In the meantime, anyone found in possession of an iPad, such as business people coming into the country, are having their computers confiscated by customs. Customs is charging a storage fee to those who leave their iPads in its care while in country. Anyone trying to sneak an iPad into Israel may be subject to a fine.
If the United States' WiFi power levels aren't compatible with Israel's, why does have the country use IBM Think Pads and their successors from Lenovo? Israeltech.net explains that there are other factors at work here.
Once again Israeli buyers of a hip gadget are about to get ripped off – with the “authorities” doing everything they can to make sure they get “theirs” (as in their money) out of the pockets of the schnook customer.

I know it sounds cynical, but it’s the only logical explanation I can come up with for why the Communications Ministry is banning iPads from Israel. In this age of instant communications, fast and efficient shipping, and open markets (ie nearly zero customs duties), getting a device like an iPad should be a piece of cake. For example, at this site, with shipping costs and taxes, you would be able to have a $499 iPad delivered directly from Apple in the U.S. to any Israeli address for $660 – a pretty reasonable price.

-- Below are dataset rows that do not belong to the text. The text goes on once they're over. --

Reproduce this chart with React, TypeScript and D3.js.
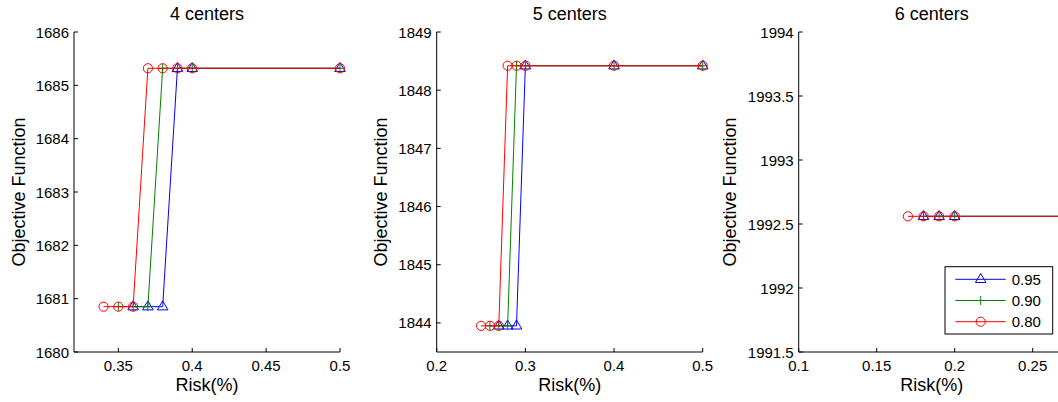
import React from 'react';
import * as d3 from 'd3';

// series (confidence levels)
const seriesNames = ['0.95', '0.90', '0.80'];
const seriesColors = ['#0000ff', '#008000', '#ff0000'];
const seriesMarkers = ['triangle', 'plus', 'circle'];

// 4 centers
const risk4 = [
  [0.36, 0.37, 0.38, 0.39, 0.4, 0.5],
  [0.35, 0.36, 0.37, 0.38, 0.39, 0.4, 0.5],
  [0.34, 0.35, 0.36, 0.37, 0.38, 0.39, 0.4, 0.5],
];
const obj4 = [
  [1680.85, 1680.85, 1680.85, 1685.32, 1685.32, 1685.32],
  [1680.85, 1680.85, 1680.85, 1685.32, 1685.32, 1685.32, 1685.32],
  [1680.85, 1680.85, 1680.85, 1685.32, 1685.32, 1685.32, 1685.32, 1685.32],
];

// 5 centers
const risk5 = [
  [0.27, 0.28, 0.29, 0.3, 0.4, 0.5],
  [0.26, 0.27, 0.28, 0.29, 0.3, 0.4, 0.5],
  [0.25, 0.26, 0.27, 0.28, 0.29, 0.3, 0.4, 0.5],
];
const obj5 = [
  [1843.95, 1843.95, 1843.95, 1848.42, 1848.42, 1848.42],
  [1843.95, 1843.95, 1843.95, 1848.42, 1848.42, 1848.42, 1848.42],
  [1843.95, 1843.95, 1843.95, 1848.42, 1848.42, 1848.42, 1848.42, 1848.42],
];

// 6 centers
const risk6 = [
  [0.18, 0.19, 0.2, 0.3, 0.4, 0.5],
  [0.18, 0.19, 0.2, 0.3, 0.4, 0.5],
  [0.17, 0.18, 0.19, 0.2, 0.3, 0.4, 0.5],
];
const obj6 = [
  [1992.56, 1992.56, 1992.56, 1992.56, 1992.56, 1992.56],
  [1992.56, 1992.56, 1992.56, 1992.56, 1992.56, 1992.56],
  [1992.56, 1992.56, 1992.56, 1992.56, 1992.56, 1992.56, 1992.56],
];

const titles = ['4 centers', '5 centers', '6 centers'];
const xDomains = [[0.32, 0.5], [0.2, 0.5], [0.1, 0.3]];
const yDomains = [[1680, 1686], [1843.5, 1849], [1991.5, 1994]];
const xTickValues = [
  [0.35, 0.4, 0.45, 0.5],
  [0.2, 0.3, 0.4, 0.5],
  [0.1, 0.15, 0.2, 0.25],
];
const yTickValues = [
  [1680, 1681, 1682, 1683, 1684, 1685, 1686],
  [1844, 1845, 1846, 1847, 1848, 1849],
  [1991.5, 1992, 1992.5, 1993, 1993.5, 1994],
];

const W = 1058;
const H = 402;
const FONT = '"Liberation Sans", Arial, Helvetica, sans-serif';

// panel layout (pixels); the third axes runs past the right edge of the picture
const layout = [
  { left: 74, right: 340, ylab: 25 },
  { left: 436.7, right: 702.7, ylab: 387 },
  { left: 798.7, right: 1110.7, ylab: 736 },
];
const top = 32;
const bottom = 352;

const fmt = (v: number) => String(+v.toFixed(2));

function Marker({ kind, x, y, color }: { kind: string; x: number; y: number; color: string }) {
  if (kind === 'circle') {
    return <circle cx={x} cy={y} r={4.6} fill="none" stroke={color} strokeWidth={1} />;
  }
  if (kind === 'plus') {
    return (
      <path d={`M${x - 4.5},${y}H${x + 4.5}M${x},${y - 4.5}V${y + 4.5}`} stroke={color} strokeWidth={1} fill="none" />
    );
  }
  return (
    <path d={`M${x},${y - 5.8}L${x + 5.3},${y + 3.2}L${x - 5.3},${y + 3.2}Z`} stroke={color} strokeWidth={1} fill="none" />
  );
}

function Panel({ i }: { i: number }) {
  const { left, right, ylab } = layout[i];
  const x = d3.scaleLinear().domain(xDomains[i]).range([left, right]);
  const y = d3.scaleLinear().domain(yDomains[i]).range([bottom, top]);
  const risks = [risk4, risk5, risk6][i];
  const objs = [obj4, obj5, obj6][i];
  const line = d3.line<[number, number]>().x((d) => x(d[0])).y((d) => y(d[1]));
  // visible centre (third panel is cropped by the picture)
  const cx = (left + Math.min(right, left + 266)) / 2;

  return (
    <g>
      {/* series */}
      {seriesNames.map((_, s) => {
        const pts = risks[s].map((r, k) => [r, objs[s][k]] as [number, number]);
        return (
          <g key={s}>
            <path d={line(pts) || ''} fill="none" stroke={seriesColors[s]} strokeWidth={1} />
            {pts.map((p, k) => (
              <Marker key={k} kind={seriesMarkers[s]} x={x(p[0])} y={y(p[1])} color={seriesColors[s]} />
            ))}
          </g>
        );
      })}

      {/* axes */}
      <line x1={left} x2={right} y1={bottom} y2={bottom} stroke="#000" />
      <line x1={left} x2={left} y1={top} y2={bottom} stroke="#000" />
      {xTickValues[i].map((t) => (
        <g key={t}>
          <line x1={x(t)} x2={x(t)} y1={bottom} y2={bottom - 4} stroke="#000" />
          <text x={x(t)} y={371} textAnchor="middle" fontSize={15} fontFamily={FONT}>
            {fmt(t)}
          </text>
        </g>
      ))}
      {yTickValues[i].map((t) => (
        <g key={t}>
          <line x1={left} x2={left + 4} y1={y(t)} y2={y(t)} stroke="#000" />
          <text x={left - 5} y={y(t) + 5.5} textAnchor="end" fontSize={15} fontFamily={FONT}>
            {fmt(t)}
          </text>
        </g>
      ))}

      <text x={cx} y={19.5} textAnchor="middle" fontSize={18} fontFamily={FONT}>
        {titles[i]}
      </text>
      <text x={cx} y={391} textAnchor="middle" fontSize={18} fontFamily={FONT}>
        Risk(%)
      </text>
      <text
        transform={`translate(${ylab},${(top + bottom) / 2}) rotate(-90)`}
        textAnchor="middle"
        fontSize={18}
        fontFamily={FONT}
      >
        Objective Function
      </text>
    </g>
  );
}

function Legend() {
  const bx = 945;
  const by = 266.7;
  const rows = [279.3, 300.5, 321.7];
  return (
    <g>
      <rect x={bx} y={by} width={107.7} height={67.3} fill="#fff" stroke="#000" strokeWidth={1} />
      {seriesNames.map((name, s) => (
        <g key={name}>
          <line x1={955.3} x2={1005.7} y1={rows[s]} y2={rows[s]} stroke={seriesColors[s]} />
          <Marker kind={seriesMarkers[s]} x={980.7} y={rows[s]} color={seriesColors[s]} />
          <text x={1011.7} y={rows[s] + 5.5} fontSize={15} fontFamily={FONT}>
            {name}
          </text>
        </g>
      ))}
    </g>
  );
}

export default function App() {
  return (
    <svg
      width={W}
      height={H}
      viewBox={`0 0 ${W} ${H}`}
      style={{ position: 'absolute', left: 0, top: 0, background: '#fff' }}
    >
      <rect width={W} height={H} fill="#fff" />
      {[0, 1, 2].map((i) => (
        <Panel key={i} i={i} />
      ))}
      <Legend />
    </svg>
  );
}
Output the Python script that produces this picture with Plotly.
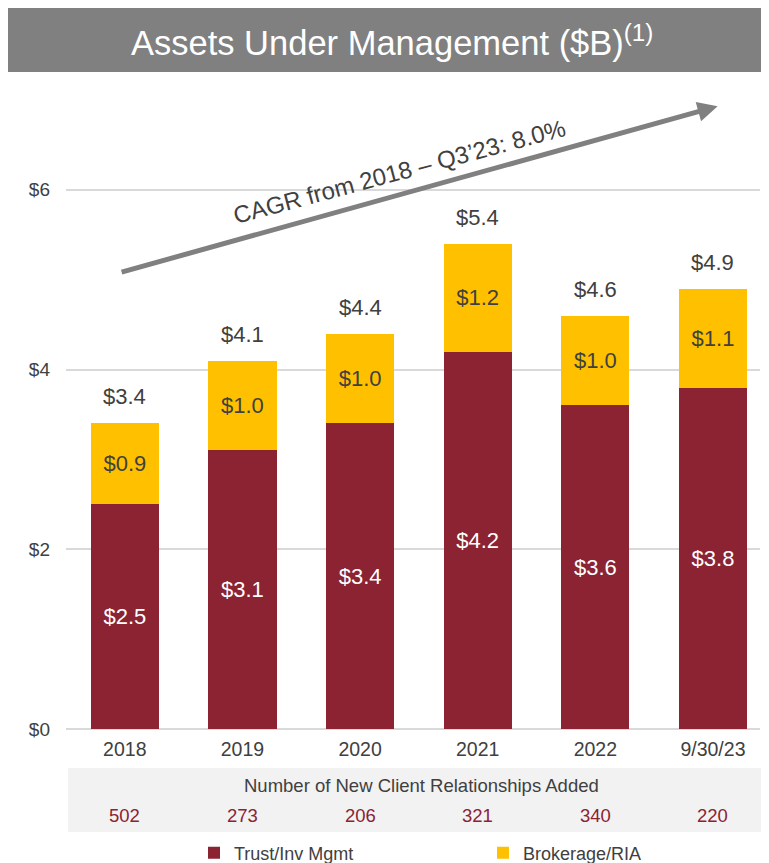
import plotly.graph_objects as go

categories = ["2018", "2019", "2020", "2021", "2022", "9/30/23"]
trust = [2.5, 3.1, 3.4, 4.2, 3.6, 3.8]
brokerage = [0.9, 1.0, 1.0, 1.2, 1.0, 1.1]
totals = [3.4, 4.1, 4.4, 5.4, 4.6, 4.9]
new_clients = [502, 273, 206, 321, 340, 220]
y_ticks = [0, 2, 4, 6]
y_ticklabels = ["$0", "$2", "$4", "$6"]

RED = "#8B2332"
GOLD = "#FFC000"
DARK = "#404040"
FONT = "Liberation Sans, Arial, sans-serif"

x_idx = list(range(len(categories)))

# page-pixel geometry of the plot area (the page adds an 8px body margin)
PL, PT, PW, PH = 66, 73, 694, 656


def py(px):
    return (PT + PH - px) / PH


def pxx(px):
    return (px - PL) / PW


fig = go.Figure()
fig.add_trace(go.Bar(
    x=x_idx, y=trust, name="Trust/Inv Mgmt", marker_color=RED, marker_line_width=0,
    width=0.58, text=[f"${v:.1f}" for v in trust], textposition="inside",
    insidetextanchor="middle", textfont=dict(color="white", size=22, family=FONT),
    textangle=0,
))
fig.add_trace(go.Bar(
    x=x_idx, y=brokerage, name="Brokerage/RIA", marker_color=GOLD, marker_line_width=0,
    width=0.58, text=[f"${v:.1f}" for v in brokerage], textposition="inside",
    insidetextanchor="middle", textfont=dict(color=DARK, size=22, family=FONT),
    textangle=0,
))

annotations = []
for i, t in zip(x_idx, totals):
    annotations.append(dict(x=i, y=t, xref="x", yref="y", text=f"${t:.1f}", showarrow=False,
                            yanchor="bottom", yshift=12,
                            font=dict(size=22, color=DARK, family=FONT)))

# CAGR arrow
annotations.append(dict(x=5.04, y=6.93, ax=-0.04, ay=5.08, xref="x", yref="y",
                        axref="x", ayref="y", text="", showarrow=True,
                        arrowhead=2, arrowsize=0.8, arrowwidth=5, arrowcolor="#808080"))
annotations.append(dict(x=2.335, y=6.2, xref="x", yref="y", text="CAGR from 2018 \u2013 Q3\u201923: 8.0%",
                        showarrow=False, textangle=-15, xanchor="center", yanchor="middle",
                        font=dict(size=24, color=DARK, family=FONT)))

# title banner text
annotations.append(dict(x=pxx(392), y=py(40), xref="paper", yref="paper",
                        text="Assets Under Management ($B)<sup>(1)</sup>", showarrow=False,
                        xanchor="center", yanchor="middle",
                        font=dict(size=34.5, color="white", family=FONT)))

# client relationships band
annotations.append(dict(x=pxx(421), y=py(785), xref="paper", yref="paper",
                        text="Number of New Client Relationships Added", showarrow=False,
                        xanchor="center", yanchor="middle",
                        font=dict(size=18.5, color=DARK, family=FONT)))
for i, n in zip(x_idx, new_clients):
    annotations.append(dict(x=i, y=py(815), xref="x", yref="paper",
                            text=str(n), showarrow=False, yanchor="middle",
                            font=dict(size=18.5, color=RED, family=FONT)))

shapes = [
    dict(type="rect", xref="paper", yref="paper", x0=pxx(8), x1=pxx(770),
         y0=py(72), y1=py(8), fillcolor="#808080", line_width=0, layer="below"),
    dict(type="rect", xref="paper", yref="paper", x0=pxx(68), x1=pxx(770),
         y0=py(832), y1=py(768), fillcolor="#F2F2F2", line_width=0, layer="below"),
]

fig.update_layout(
    width=761, height=855,
    margin=dict(l=PL - 8, r=761 - (PL - 8) - PW, t=PT - 8, b=855 - (PT - 8) - PH, autoexpand=False),
    barmode="stack",
    plot_bgcolor="white", paper_bgcolor="white",
    font=dict(family=FONT, color=DARK),
    showlegend=True,
    legend=dict(orientation="h", x=pxx(194), xanchor="left",
                y=py(853), yanchor="middle", traceorder="normal",
                entrywidth=244, entrywidthmode="pixels",
                font=dict(size=18, color=DARK, family=FONT),
                bgcolor="rgba(0,0,0,0)"),
    xaxis=dict(range=[-0.5, 5.4], tickvals=x_idx, ticktext=categories,
               showgrid=False, showline=False, zeroline=False,
               ticks="", ticklabelstandoff=6,
               tickfont=dict(size=19.5, color=DARK, family=FONT)),
    yaxis=dict(range=[0, 7.3], tickvals=y_ticks, ticktext=y_ticklabels,
               showgrid=True, gridcolor="#D9D9D9", gridwidth=1.5,
               zeroline=True, zerolinecolor="#D9D9D9", zerolinewidth=1.5,
               ticks="", ticklabelstandoff=15,
               tickfont=dict(size=19, color=DARK, family=FONT)),
    annotations=annotations,
    shapes=shapes,
)

fig.write_html("out.html")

But like with so many other items (coincidentally, mostly from Apple), the markup is going to be much higher, because “they” are going to do their best to prevent customers from getting reasonably priced iPads – basically forcing Israelis who want one to get it from the local Apple license-holder (the iDigital retail store, which is NOT an Apple store!) for a premium price, just like they did with the iPhone. The difference is that the iPhone was a lot easier to hide, so the customs people have a much better chance of nabbing iPads when people try to smuggle them in!

He also attempts to answer my question about the WiFi standards (basically I was right) and provides an entertaining video. Read the whole thing.

Israeltech didn't do one thing: He didn't follow the money.
iDigital Ltd., owned by Nehemia Peres, has bought the exclusive franchise rights in Israel for Apple Inc. (Nasdaq:APPL) products from Yeda Computers and Software (Israel 1982) Ltd., which has had the franchise for 25 years. Market sources had predicted in July that Peres would buy the franchise.

The size of the deal was not disclosed, but Peres Yeda Computers owner and managing director Yitzhak Radoshkewitz reportedly negotiated at a price tag of several million dollars.

iDigital said that it planned to open several stores across Israel with the goal of “accelerating marketing, sales, and the user experience of the Apple brand.” iDigital CEO Eran Tor was formerly the general manager of Reckitt Benckiser (Near East). The company is owned by a group of private investors headed by partners of Pitango Venture Capital.
Nehemia Peres is one of the lead partners in Pitango. You may not recognize his name, but you might recognize his father's name: Shimon Peres. Hmmm.


At 5:21 PM, Blogger Kae Gregory said...

Pretty weak excuse, all in all. Sounds like someone's palm wasn't sufficiently greased to me.

At 6:45 PM, Blogger Unknown said...

Maybe someone can make a deal with Hamas to smuggle ipads through the Egyptian tunnels!